Quite difficult, not much help in discussion forums, some assignmnents had insufficient supporting material and explanations, challenging overall, I thought at least 3-4 times to abandon it.

By roma g

Nov 4, 2016

The audio is VERY VERY poor.

That makes it very hard to understand what Prof Kohler is trying to impart on us..

I often lost track

By Dani C

Feb 10, 2023

This course should be not easy by itself, but the lecture is not organised, which makes the course very difficult.

By Ramya J

Feb 10, 2023

Very informative and exciting course. The lectures could be better organized and quizzes made simpler.

By Jennifer H

Dec 15, 2019

Quite abstract. A solid mathematical grounding, but largely devoid of practicalities. Optional exercises are quite basic, and don't get to the heart of the matter. Lectures are confusing, as undefined terminology come up out of the blue, and key concepts aren't clearly explained.

By Andrew M

Aug 24, 2020

The course content is solid. The honours content is challenging and interesting. There's a couple of minor glitches that cause frustration in the PA's but nothing too earth-shattering. There's a lot of whining and whinging on the message boards, but take it with a grain of salt: the instructions to succeed in the programing assignments are complete and relatively simple, but you might have to dig around in lecture transcripts to put all the puzzle pieces together.
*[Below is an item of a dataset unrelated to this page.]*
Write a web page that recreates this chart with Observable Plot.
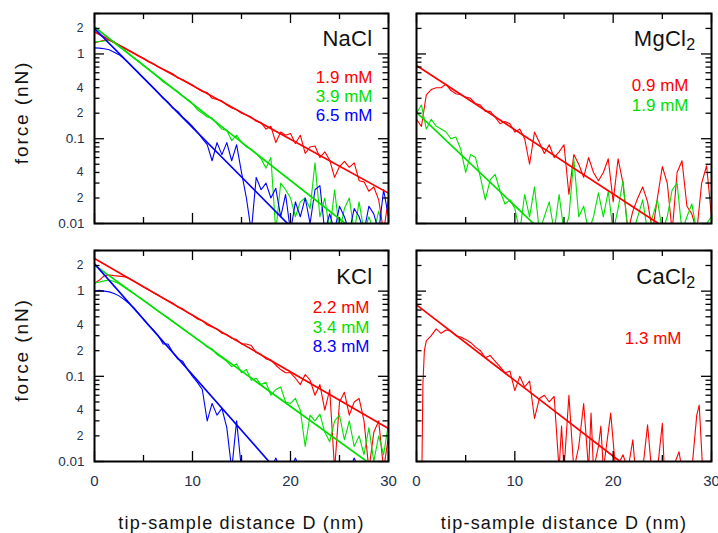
<!DOCTYPE html>
<html><head><meta charset="utf-8">
<script src="https://cdn.jsdelivr.net/npm/d3@7"></script>
<script src="https://cdn.jsdelivr.net/npm/@observablehq/plot@0.6"></script>
<style>
body{margin:0;background:#fff;}
#chart{position:relative;width:718px;height:533px;overflow:hidden;background:#fff;}
#chart svg{position:absolute;overflow:visible;}
</style></head><body><div id="chart"></div>
<script>
// ---------- data ----------
const distance = [0,0.5,1,1.5,2,2.5,3,3.5,4,4.5,5,5.5,6,6.5,7,7.5,8,8.5,9,9.5,10,10.5,11,11.5,12,12.5,13,13.5,14,14.5,15,15.5,16,16.5,17,17.5,18,18.5,19,19.5,20,20.5,21,21.5,22,22.5,23,23.5,24,24.5,25,25.5,26,26.5,27,27.5,28,28.5,29,29.5,30];

// NaCl
const nacl19 = [1.35,1.40,1.45,1.47,1.38,1.28,1.19,1.10,1.03,0.95,
0.89,0.81,0.77,0.70,0.66,0.62,0.58,0.52,0.50,0.46,
0.43,0.39,0.36,0.35,0.30,0.29,0.28,0.25,0.23,0.22,
0.20,0.19,0.18,0.16,0.155,0.13,0.14,0.09,0.12,0.11,
0.115,0.088,0.11,0.067,0.08,0.082,0.06,0.07,0.056,0.035,
0.047,0.054,0.046,0.052,0.032,0.031,0.024,0.027,0.019,0.008,
0.02];
const nacl39 = [1.38,1.40,1.42,1.45,1.36,1.22,1.12,1.00,0.90,0.82,
0.73,0.66,0.59,0.53,0.47,0.43,0.39,0.36,0.32,0.29,
0.26,0.22,0.20,0.18,0.175,0.15,0.13,0.125,0.095,0.11,
0.09,0.08,0.075,0.067,0.058,0.045,0.06,0.008,0.03,0.025,
0.02,0.012,0.018,0.02,0.015,0.052,0.012,0.02,0.008,0.025,
0.008,0.015,0.02,0.008,0.018,0.008,0.012,0.008,0.014,0.008,
0.008];
const nacl65 = [1.18,1.17,1.15,1.12,1.05,0.98,0.88,0.78,0.68,0.60,
0.52,0.46,0.40,0.35,0.30,0.27,0.23,0.21,0.18,0.16,
0.14,0.12,0.10,0.085,0.055,0.09,0.065,0.09,0.055,0.085,
0.04,0.02,0.008,0.035,0.025,0.03,0.02,0.026,0.012,0.022,
0.008,0.018,0.012,0.02,0.01,0.025,0.028,0.008,0.013,0.008,
0.016,0.012,0.008,0.015,0.012,0.008,0.016,0.013,0.008,0.025,
0.012];
const naclFitD = [[0,30],[0,25.6],[0,19.7]];
const naclFitF = [[1.83,0.0228],[2.08,0.01],[1.99,0.01]];
const naclLabels = ["1.9 mM","3.9 mM","6.5 mM"];

// MgCl2
const mgcl09 = [0.17,0.14,0.33,0.38,0.40,0.40,0.44,0.37,0.34,0.33,
0.31,0.30,0.26,0.25,0.21,0.21,0.18,0.15,0.16,0.15,
0.12,0.13,0.10,0.05,0.12,0.09,0.067,0.085,0.06,0.07,
0.085,0.022,0.065,0.05,0.035,0.06,0.04,0.032,0.04,0.058,
0.018,0.058,0.03,0.008,0.014,0.02,0.027,0.018,0.008,0.02,
0.047,0.03,0.008,0.04,0.055,0.016,0.013,0.008,0.03,0.048,
0.012];
const mgcl19 = [0.20,0.25,0.13,0.17,0.14,0.13,0.12,0.10,0.105,0.075,
0.04,0.065,0.06,0.035,0.019,0.033,0.038,0.024,0.017,0.019,
0.015,0.008,0.022,0.012,0.027,0.008,0.012,0.018,0.008,0.022,
0.008,0.012,0.058,0.012,0.016,0.008,0.012,0.023,0.012,0.024,
0.008,0.015,0.032,0.008,0.008,0.012,0.019,0.008,0.012,0.019,
0.008,0.012,0.025,0.03,0.008,0.012,0.017,0.008,0.008,0.01,
0.012];
const mgclFitD = [[0,24.6],[0,11.9]];
const mgclFitF = [[0.73,0.01],[0.205,0.01]];
const mgclLabels = ["0.9 mM","1.9 mM"];

// KCl
const kcl22 = [1.23,1.35,1.52,1.55,1.52,1.50,1.48,1.42,1.32,1.22,
1.12,1.05,0.96,0.90,0.83,0.77,0.72,0.65,0.62,0.56,
0.52,0.47,0.45,0.40,0.38,0.36,0.32,0.31,0.28,0.27,
0.24,0.24,0.23,0.19,0.18,0.16,0.155,0.135,0.12,0.11,
0.11,0.095,0.08,0.105,0.09,0.06,0.08,0.04,0.07,0.008,
0.05,0.065,0.035,0.05,0.055,0.03,0.008,0.022,0.03,0.008,
0.02];
const kcl34 = [1.25,1.28,1.32,1.35,1.30,1.22,1.12,1.02,0.94,0.85,
0.78,0.71,0.64,0.58,0.53,0.49,0.44,0.40,0.36,0.33,
0.30,0.27,0.25,0.22,0.21,0.18,0.165,0.15,0.13,0.14,
0.11,0.12,0.09,0.095,0.08,0.085,0.06,0.07,0.075,0.05,
0.048,0.055,0.04,0.015,0.035,0.03,0.036,0.022,0.017,0.03,
0.035,0.018,0.03,0.015,0.02,0.012,0.025,0.01,0.02,0.012,
0.028];
const kcl83 = [1.00,1.02,1.00,0.98,0.94,0.88,0.80,0.72,0.64,0.55,
0.47,0.40,0.35,0.30,0.24,0.24,0.19,0.16,0.15,0.12,
0.10,0.085,0.07,0.03,0.048,0.035,0.042,0.025,0.008,0.03,
0.008,0.008,0.008,0.008,0.008,0.008,0.008,0.011,0.008,0.008,
0.008,0.011,0.008,0.008,0.008,0.008,0.008,0.008,0.008,0.008,
0.008,0.008,0.008,0.011,0.008,0.008,0.008,0.008,0.008,0.008,
0.008];
const kclFitD = [[0,30],[0,27.8],[0,17.8]];
const kclFitF = [[2.42,0.0244],[2.02,0.01],[2.1,0.01]];
const kclLabels = ["2.2 mM","3.4 mM","8.3 mM"];

// CaCl2
const caclD = [0,0.55,0.65,0.8,1.0,1.5,2.0,2.5,3.0,3.5,4.0,4.5,5.0,5.5,6.0,6.5,7.0,7.5,8.0,8.5,9.0,9.5,10.0,10.5,11.0,11.5,12.0,12.5,13.0,13.5,14.0,14.5,14.75,15.0,15.5,16.0,16.5,17.0,17.5,17.75,18.0,18.5,18.75,19.0,19.75,20.25,21.0,21.5,22.0,22.25,23.0,23.5,23.9,24.5,25.0,25.2,26.0,26.7,27.0,28.0,28.5,28.75,29.1,29.8,30.0];
const cacl13 = [0.008,0.008,0.08,0.2,0.26,0.30,0.36,0.32,0.35,0.34,0.30,0.29,0.27,0.25,0.22,0.20,0.165,0.175,0.15,0.13,0.11,0.115,0.068,0.10,0.075,0.088,0.032,0.055,0.06,0.05,0.058,0.008,0.026,0.008,0.06,0.008,0.015,0.048,0.008,0.037,0.008,0.015,0.026,0.008,0.037,0.008,0.012,0.008,0.018,0.008,0.008,0.027,0.008,0.008,0.028,0.008,0.008,0.013,0.008,0.008,0.035,0.046,0.008,0.008,0.011];
const caclFitD = [[0,20.7]];
const caclFitF = [[0.69,0.01]];
const caclLabels = ["1.3 mM"];

// axes
const yMajorTicks = [0.01,0.1,1];
const yMinorTicks = [0.02,0.03,0.04,0.05,0.06,0.07,0.08,0.09,0.2,0.3,0.4,0.5,0.6,0.7,0.8,0.9,2,3];
const yMajorLabelValues = [0.01,0.1,1];
const yMajorLabelText = ["0.01","0.1","1"];
const yMinorLabelValues = [0.02,0.04,0.2,0.4,2];
const yMinorLabelText = ["2","4","2","4","2"];
const xMajorTicks = [0,10,20,30];
const xMinorTicks = [5,15,25];
const xLabelValues = [0,10,20,30];
const yTitle = "force (nN)";
const xTitle = "tip-sample distance D (nm)";

// ---------- drawing ----------
const RED = "#ff0000", GREEN = "#00e000", BLUE = "#0000ff";
const FONT = '"Liberation Sans", Arial, sans-serif';
const LABEL = "#22304d";

const panels = [
  {title:"NaCl", left:0, top:0, width:400, height:240, margin:[13,12,17,94], yAxis:true, xAxis:false,
   series:[nacl19,nacl39,nacl65].map(F=>({D:distance,F})), fitD:naclFitD, fitF:naclFitF, labels:naclLabels,
   colors:[RED,GREEN,BLUE], legendDx:-16, legendDy:[69,88,107], titleDy:32},
  {title:"MgCl2", left:400, top:0, width:318, height:240, margin:[13,7,17,16], yAxis:false, xAxis:false,
   series:[mgcl09,mgcl19].map(F=>({D:distance,F})), fitD:mgclFitD, fitF:mgclFitF, labels:mgclLabels,
   colors:[RED,GREEN], legendDx:-23, legendDy:[77,97], titleDy:32},
  {title:"KCl", left:0, top:240, width:400, height:293, margin:[10,12,72,94], yAxis:true, xAxis:true,
   series:[kcl22,kcl34,kcl83].map(F=>({D:distance,F})), fitD:kclFitD, fitF:kclFitF, labels:kclLabels,
   colors:[RED,GREEN,BLUE], legendDx:-19, legendDy:[62,82,101], titleDy:33},
  {title:"CaCl2", left:400, top:240, width:318, height:293, margin:[10,7,72,16], yAxis:false, xAxis:true,
   series:[{D:caclD,F:cacl13}], fitD:caclFitD, fitF:caclFitF, labels:caclLabels,
   colors:[RED], legendDx:-30, legendDy:[93], titleDy:33}
];

const chart = document.getElementById("chart");

for (const p of panels) {
  const [mt, mr, mb, ml] = p.margin;
  const fw = p.width - ml - mr, fh = p.height - mt - mb;
  const marks = [];
  p.series.forEach((s, i) => {
    const rows = s.D.map((d, j) => ({D: d, F: s.F[j]}));
    marks.push(Plot.line(rows, {x: "D", y: "F", stroke: p.colors[i], strokeWidth: 1.1, clip: true}));
  });
  p.fitD.forEach((dd, i) => {
    const rows = dd.map((d, j) => ({D: d, F: p.fitF[i][j]}));
    marks.push(Plot.line(rows, {x: "D", y: "F", stroke: p.colors[i], strokeWidth: 1.7, clip: true}));
  });
  // inward ticks on all four sides
  const tk = {stroke: "black", strokeWidth: 1.3};
  marks.push(Plot.tickY(yMajorTicks, {y: d => d, insetRight: fw - 10, ...tk}));
  marks.push(Plot.tickY(yMajorTicks, {y: d => d, insetLeft: fw - 10, ...tk}));
  marks.push(Plot.tickY(yMinorTicks, {y: d => d, insetRight: fw - 5.5, ...tk}));
  marks.push(Plot.tickY(yMinorTicks, {y: d => d, insetLeft: fw - 5.5, ...tk}));
  marks.push(Plot.tickX(xMajorTicks, {x: d => d, insetTop: fh - 10, ...tk}));
  marks.push(Plot.tickX(xMajorTicks, {x: d => d, insetBottom: fh - 10, ...tk}));
  marks.push(Plot.tickX(xMinorTicks, {x: d => d, insetTop: fh - 6, ...tk}));
  marks.push(Plot.tickX(xMinorTicks, {x: d => d, insetBottom: fh - 6, ...tk}));
  marks.push(Plot.frame({stroke: "black", strokeWidth: 2}));
  // title and legend
  marks.push(Plot.text([p.title], {frameAnchor: "top-right", textAnchor: "end", lineAnchor: "bottom",
    dx: -16, dy: p.titleDy, fontSize: 22, fill: "#111"}));
  p.labels.forEach((lab, i) => {
    marks.push(Plot.text([lab], {frameAnchor: "top-right", textAnchor: "end", lineAnchor: "bottom",
      dx: p.legendDx, dy: p.legendDy[i], fontSize: 17, fill: p.colors[i]}));
  });
  if (p.yAxis) {
    marks.push(Plot.text(yMajorLabelValues, {frameAnchor: "left", y: d => d, text: (d, i) => yMajorLabelText[i],
      textAnchor: "end", dx: -10, fontSize: 13.5, fill: LABEL}));
    marks.push(Plot.text(yMinorLabelValues, {frameAnchor: "left", y: d => d, text: (d, i) => yMinorLabelText[i],
      textAnchor: "end", dx: -11, fontSize: 12, fill: LABEL}));
    marks.push(Plot.text([yTitle], {frameAnchor: "left", textAnchor: "middle", rotate: -90, dx: -73, dy: -6,
      fontSize: 19, fill: "#111"}));
  }
  if (p.xAxis) {
    marks.push(Plot.text(xLabelValues, {frameAnchor: "bottom", x: d => d, text: d => String(d),
      textAnchor: "middle", lineAnchor: "bottom", dy: 24, fontSize: 15, fill: LABEL}));
    marks.push(Plot.text([xTitle], {frameAnchor: "bottom", textAnchor: "middle", lineAnchor: "bottom", dy: 67,
      fontSize: 18, fill: "#111"}));
  }
  const svg = Plot.plot({
    width: p.width, height: p.height,
    marginTop: mt, marginRight: mr, marginBottom: mb, marginLeft: ml,
    x: {domain: [0, 30], axis: null},
    y: {type: "log", domain: [0.01, 3], axis: null},
    style: {fontFamily: FONT, background: "transparent", overflow: "visible"},
    marks
  });
  svg.querySelectorAll("text").forEach(t => {
    const s = t.textContent;
    if (s === yTitle) t.style.letterSpacing = "1.9px";
    else if (s === xTitle) t.style.letterSpacing = "1.2px";
    else if (s === p.title) {
      t.style.letterSpacing = "0.3px";
      const m = s.match(/^(.*?)(\d)$/);
      if (m) {
        t.textContent = m[1];
        const ts = document.createElementNS("http://www.w3.org/2000/svg", "tspan");
        ts.setAttribute("dy", "0.3em");
        ts.setAttribute("font-size", "16");
        ts.textContent = m[2];
        t.appendChild(ts);
      }
    }
  });
  svg.style.left = p.left + "px";
  svg.style.top = p.top + "px";
  chart.appendChild(svg);
}
</script>
</body></html>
The is GRADUATE LEVEL work, don't expect to be spoon-fed, and don't whine when you're not. I'd recommend the content to anyone. SO WHY ONLY 1 STAR? Because there is absolutely no support from TAs or Mentors anywhere. Nada. Zero. Zilch. They are asleep at the switch. If you expect any kind of interaction to expand your learning horizon then you will be sorely disappointed. I sure was. The lack of engagement from the TA/Mentor community takes what could have been a 5 star experience and drops it to zero. But I can't go that low, so 1 star it is.

By Roman F

Mar 11, 2021

This course is poorly structured, the material is poorly explained, the lecturer is going too fast and does not stress important concepts, video, and sound quality are below average. Do not recommend.

The structure of this course is an example of how not to teach mathematics. Examples before definitions and introduction of general concepts, lack of direction and "big picture" context, unexcusable things like "let's prove it by example"... It is very frustrating and almost impossible to follow.